British army joins French for Mali missionCurrent affairs
The British Government has pledged to send British troops to Mali to support French and Malian troops in their attempt to wipe out Islamist insurgents and re-build political stability in Mali.
Defence Secretary Phillip Hammond today announced that Britain would send around 350 military personnel to Mali and the neighbouring African countries that border Mali. Whilst the large majority of personnel sent over will be British soldiers supporting French and African troops, at least 40 military advisors will reportedly join the group to further assist in the re-organisation of military and political structures once the insurgents have been removed.
The Ministry of Defence (MOD) announced further support in the form of a £5 million aid package to assist the training of the African Forces.
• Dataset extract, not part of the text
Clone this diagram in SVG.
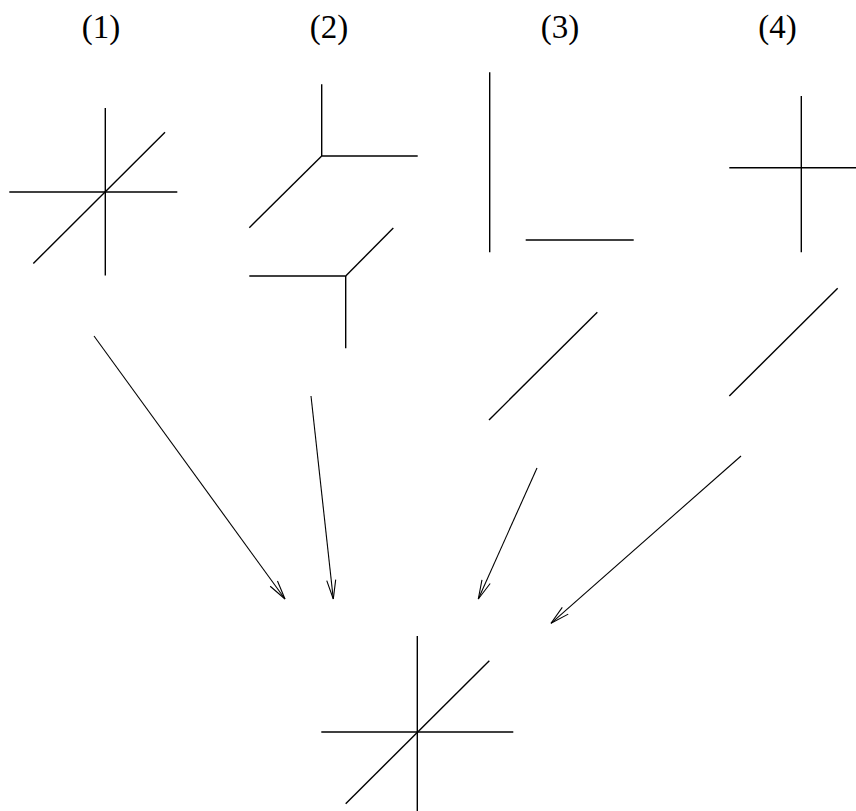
<svg xmlns="http://www.w3.org/2000/svg" width="856" height="811" viewBox="0 0 856 811">
<defs>
<style>
.s{stroke:#000;stroke-width:1.4;fill:none;stroke-linecap:butt}
.a{stroke:#000;stroke-width:1.1;fill:none}
.t{font-family:"Liberation Serif","Times New Roman",serif;font-size:33px;text-anchor:middle;fill:#000}
</style>
<marker id="ah" markerUnits="userSpaceOnUse" markerWidth="24" markerHeight="14" viewBox="-21 -7 23 14" refX="0" refY="0" orient="auto">
<path d="M-19,-4.5 L0,0 L-19,4.5" stroke="#000" stroke-width="1.1" fill="none"/>
</marker>
</defs>
<rect width="856" height="811" fill="#fff"/>
<g id="labels">
<text class="t" x="101" y="38">(1)</text>
<text class="t" x="329" y="38">(2)</text>
<text class="t" x="560" y="38">(3)</text>
<text class="t" x="777.5" y="38">(4)</text>
</g>
<g id="fig1" class="s">
<line x1="105.3" y1="108" x2="105.3" y2="275.5"/>
<line x1="9.3" y1="192" x2="177.3" y2="192"/>
<line x1="33.3" y1="263.5" x2="165" y2="132.3"/>
</g>
<g id="fig2a" class="s">
<line x1="321.7" y1="84.3" x2="321.7" y2="156"/>
<line x1="321.7" y1="156" x2="417.7" y2="156"/>
<line x1="321.7" y1="156" x2="249.3" y2="227.7"/>
</g>
<g id="fig2b" class="s">
<line x1="249.3" y1="276" x2="345.7" y2="276"/>
<line x1="345.7" y1="276" x2="345.7" y2="348.3"/>
<line x1="345.7" y1="276" x2="393.3" y2="228"/>
</g>
<g id="fig3" class="s">
<line x1="489.7" y1="72.3" x2="489.7" y2="252.3"/>
<line x1="525.7" y1="240" x2="633.7" y2="240"/>
</g>
<g id="fig3b" class="s">
<line x1="489" y1="420" x2="597.3" y2="312.3"/>
</g>
<g id="fig4" class="s">
<line x1="801.3" y1="96" x2="801.3" y2="252.3"/>
<line x1="729.3" y1="167.7" x2="856" y2="167.7"/>
</g>
<g id="fig4b" class="s">
<line x1="729.3" y1="396" x2="837.7" y2="288.3"/>
</g>
<g id="result" class="s">
<line x1="417.3" y1="636" x2="417.3" y2="811"/>
<line x1="321.3" y1="732" x2="513.3" y2="732"/>
<line x1="345.7" y1="803.7" x2="489.3" y2="660.7"/>
</g>
<g id="connectors" class="a">
<line x1="94" y1="336" x2="285" y2="599" marker-end="url(#ah)"/>
<line x1="311" y1="396" x2="333.3" y2="599" marker-end="url(#ah)"/>
<line x1="537" y1="468" x2="478.3" y2="599" marker-end="url(#ah)"/>
<line x1="741" y1="456" x2="551" y2="623.3" marker-end="url(#ah)"/>
</g>
</svg>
With £3 million going to the African – led intervention force (AFISMA), the other £2 million will be used to support the attempt to build political stability within Mali.
Britain’s announcement comes a week after the European Union pledged approximately €50 million to Mali and authorized a EU led initiative to assist the African country.
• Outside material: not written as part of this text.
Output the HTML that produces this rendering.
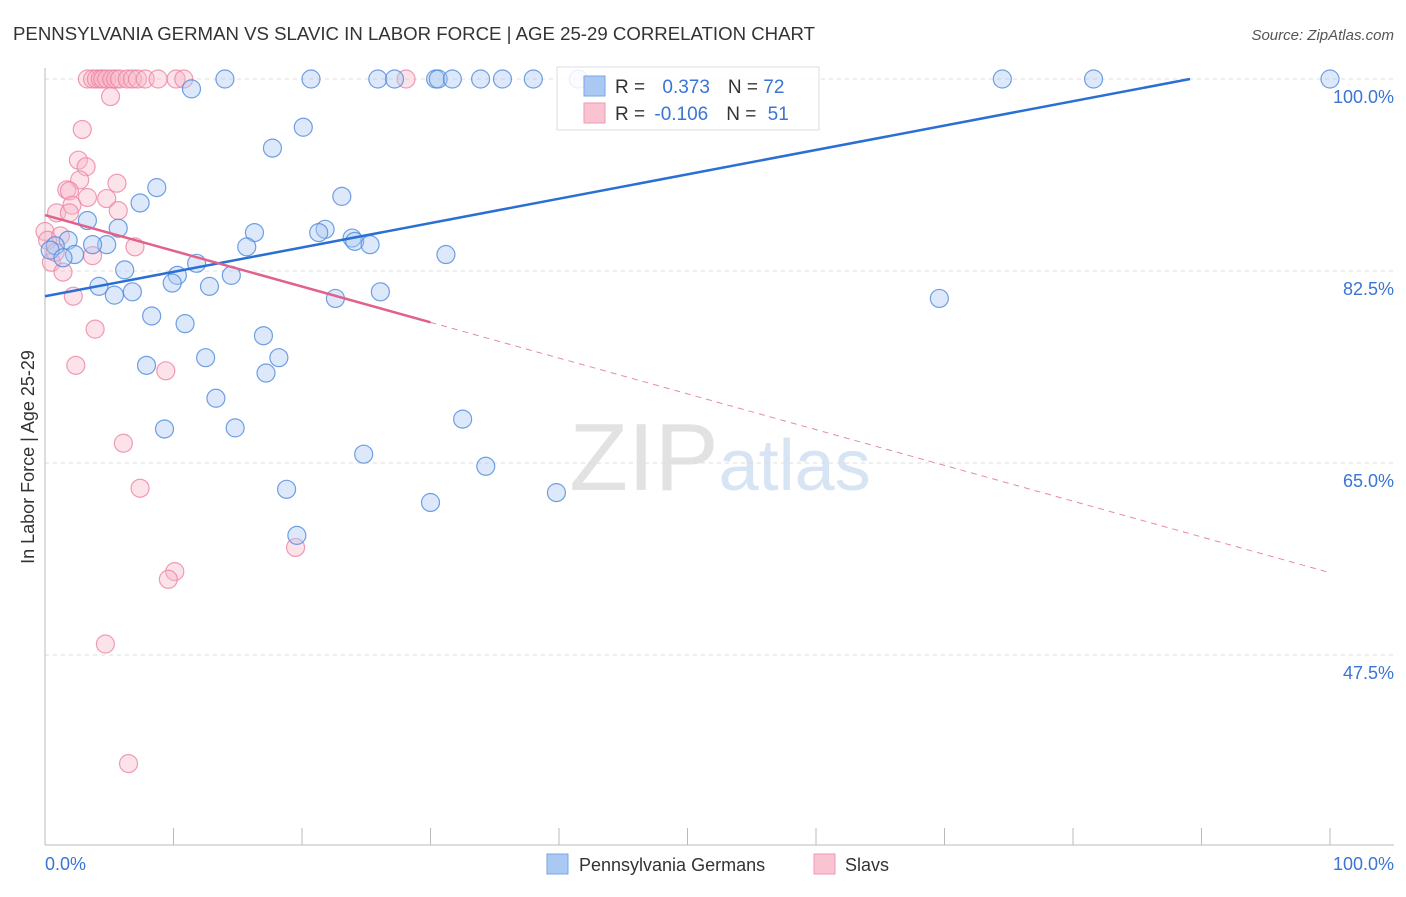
<!DOCTYPE html>
<html><head><meta charset="utf-8">
<style>
body{margin:0;background:#fff;font-family:"Liberation Sans",sans-serif;}
svg text{font-family:"Liberation Sans",sans-serif;}
</style></head>
<body>
<svg id="chart" width="1406" height="892" xmlns="http://www.w3.org/2000/svg">
<text x="13" y="40" font-size="18" fill="#333" textLength="802" lengthAdjust="spacingAndGlyphs">PENNSYLVANIA GERMAN VS SLAVIC IN LABOR FORCE | AGE 25-29 CORRELATION CHART</text>
<text x="1394" y="40" font-size="15" fill="#555" text-anchor="end" font-style="italic">Source: ZipAtlas.com</text>
<text x="720" y="490" font-size="96" text-anchor="middle" fill="#e2e2e2" font-family="Liberation Serif"><tspan fill="#e2e2e2">ZIP</tspan><tspan fill="#d6e4f4" font-family="Liberation Sans" font-size="72">atlas</tspan></text>
<g id="grid"></g>
<g id="axes"></g>
<g id="pts"></g>
<g id="trend"></g>
<text transform="translate(34,457) rotate(-90)" font-size="18" fill="#333" text-anchor="middle">In Labor Force | Age 25-29</text>
<text x="45" y="870" font-size="18" fill="#3a74d6">0.0%</text>
<text x="1394" y="870" font-size="18" fill="#3a74d6" text-anchor="end">100.0%</text>
<g>
<rect x="557" y="67" width="262" height="63" fill="#fff" fill-opacity="0.85" stroke="#ddd"/>
<rect x="584" y="76" width="21" height="20" fill="#a9c8f2" stroke="#7aa6e6"/>
<rect x="584" y="103" width="21" height="20" fill="#f9c3d2" stroke="#ef9ab2"/>
<text x="615" y="93" font-size="19" fill="#333">R = <tspan fill="#3a74d6" dx="12">0.373</tspan><tspan dx="18" fill="#333">N = </tspan><tspan fill="#3a74d6">72</tspan></text>
<text x="615" y="120" font-size="19" fill="#333">R = <tspan fill="#3a74d6" dx="4">-0.106</tspan><tspan dx="18" fill="#333">N = </tspan><tspan fill="#3a74d6" dx="6">51</tspan></text>
</g>
<g>
<rect x="547" y="854" width="21" height="20" fill="#a9c8f2" stroke="#7aa6e6"/>
<text x="579" y="871" font-size="18" fill="#333">Pennsylvania Germans</text>
<rect x="814" y="854" width="21" height="20" fill="#f9c3d2" stroke="#ef9ab2"/>
<text x="845" y="871" font-size="18" fill="#333">Slavs</text>
</g>
</svg>
<script>
const yTicks=[100,82.5,65,47.5];
const yTickLabels=["100.0%","82.5%","65.0%","47.5%"];
const xTicks=[0,10,20,30,40,50,60,70,80,90,100];
const blueX=[11.4,14.0,20.7,25.9,27.2,30.4,30.6,31.7,33.9,35.6,38.0,41.5,74.5,81.6,100,20.1,17.7,8.7,7.4,23.1,3.3,5.7,16.3,21.8,21.3,23.9,24.1,25.3,15.7,4.8,3.7,1.8,0.8,0.4,2.3,1.4,31.2,11.8,6.2,10.3,9.9,14.5,4.2,12.8,5.4,6.8,22.6,26.1,69.6,8.3,10.9,17.0,18.2,12.5,7.9,17.2,13.3,32.5,9.3,14.8,24.8,34.3,18.8,30.0,39.8,19.6];
const blueY=[99.1,100,100,100,100,100,100,100,100,100,100,100,100,100,100,95.6,93.7,90.1,88.7,89.3,87.1,86.4,86.0,86.3,86.0,85.5,85.2,84.9,84.7,84.9,84.9,85.3,84.8,84.4,84.0,83.7,84.0,83.2,82.6,82.1,81.4,82.1,81.1,81.1,80.3,80.6,80.0,80.6,80.0,78.4,77.7,76.6,74.6,74.6,73.9,73.2,70.9,69.0,68.1,68.2,65.8,64.7,62.6,61.4,62.3,58.4];
const pinkX=[3.3,3.7,4.0,4.3,4.5,4.8,5.2,5.5,5.8,6.4,6.8,7.2,7.8,8.8,10.2,10.8,28.1,5.1,2.9,2.6,3.2,2.7,1.7,1.9,5.6,3.3,4.8,2.1,5.7,0.9,1.9,0.0,1.2,7.0,3.7,0.5,1.4,2.2,3.9,2.4,9.4,6.1,7.4,19.5,10.1,9.6,4.7,6.5,0.2,0.8];
const pinkY=[100,100,100,100,100,100,100,100,100,100,100,100,100,100,100,100,100,98.4,95.4,92.6,92.0,90.8,89.9,89.8,90.5,89.2,89.1,88.5,88.0,87.8,87.8,86.1,85.7,84.7,83.9,83.3,82.4,80.2,77.2,73.9,73.4,66.8,62.7,57.3,55.1,54.4,48.5,37.6,85.3,84.2];
const blueTrend=[80.2,0.2222];
const pinkTrend=[87.6,-0.326];
const pinkSolidEnd=30;

const NS="http://www.w3.org/2000/svg";
const X=v=>45+v*12.85, Y=v=>79+(100-v)*10.971;
function mk(tag,attrs,parent){const e=document.createElementNS(NS,tag);for(const k in attrs)e.setAttribute(k,attrs[k]);parent.appendChild(e);return e;}
const grid=document.getElementById('grid'),axes=document.getElementById('axes'),pts=document.getElementById('pts'),trend=document.getElementById('trend');
yTicks.forEach((t,i)=>{
 const l=mk('line',{x1:45,x2:1394,y1:Y(t),y2:Y(t),stroke:'#ddd','stroke-dasharray':'4,4'},grid);
 
 
 const tx=mk('text',{x:1394,y:Y(t)+24,'font-size':18,fill:'#3a74d6','text-anchor':'end'},grid);
 tx.textContent=yTickLabels[i];
 
 
});
const ya=mk('line',{x1:45,x2:45,y1:68,y2:845,stroke:'#bbb'},axes);


const xa=mk('line',{x1:45,x2:1394,y1:845,y2:845,stroke:'#bbb'},axes);


xTicks.forEach(t=>{
 const l=mk('line',{x1:X(t),x2:X(t),y1:828,y2:845,stroke:'#bbb'},axes);
 
 
});
function dots(xs,ys,fill,stroke,name){
 xs.forEach((x,i)=>{
  const c=mk('circle',{cx:X(x),cy:Y(ys[i]),r:9,fill:fill,'fill-opacity':0.4,stroke:stroke,'stroke-opacity':0.8,'stroke-width':1.2},pts);
  
  
 });
}
dots(pinkX,pinkY,'#f7b6c8','#ec85a4','slav-point');
dots(blueX,blueY,'#a9c8f2','#4f88dc','pennsylvania-german-point');
const bEnd=(100-blueTrend[0])/blueTrend[1];
const bl=mk('line',{x1:X(0),y1:Y(blueTrend[0]),x2:X(bEnd),y2:Y(100),stroke:'#2a6fd4','stroke-width':2.5},trend);


const pv=x=>pinkTrend[0]+pinkTrend[1]*x;
const pl=mk('line',{x1:X(0),y1:Y(pv(0)),x2:X(pinkSolidEnd),y2:Y(pv(pinkSolidEnd)),stroke:'#e0628c','stroke-width':2.5},trend);


const pd=mk('line',{x1:X(pinkSolidEnd),y1:Y(pv(pinkSolidEnd)),x2:X(100),y2:Y(pv(100)),stroke:'#e78aa8','stroke-width':1,'stroke-dasharray':'6,5'},trend);


</script>
</body></html>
On the 17th January the Council of the European Union announced: “The Council today established a Common Security and Defense Policy Mission to support the training and reorganization of the Malian Armed Forces”.
Since French troops entered Mali on 16th January the situation has continued to escalate. Both the European Union and Britain’s decision to send armed forces to support French efforts seemingly reflect statements heard last week regarding the need for a tougher stance towards insurgents and terrorists alike.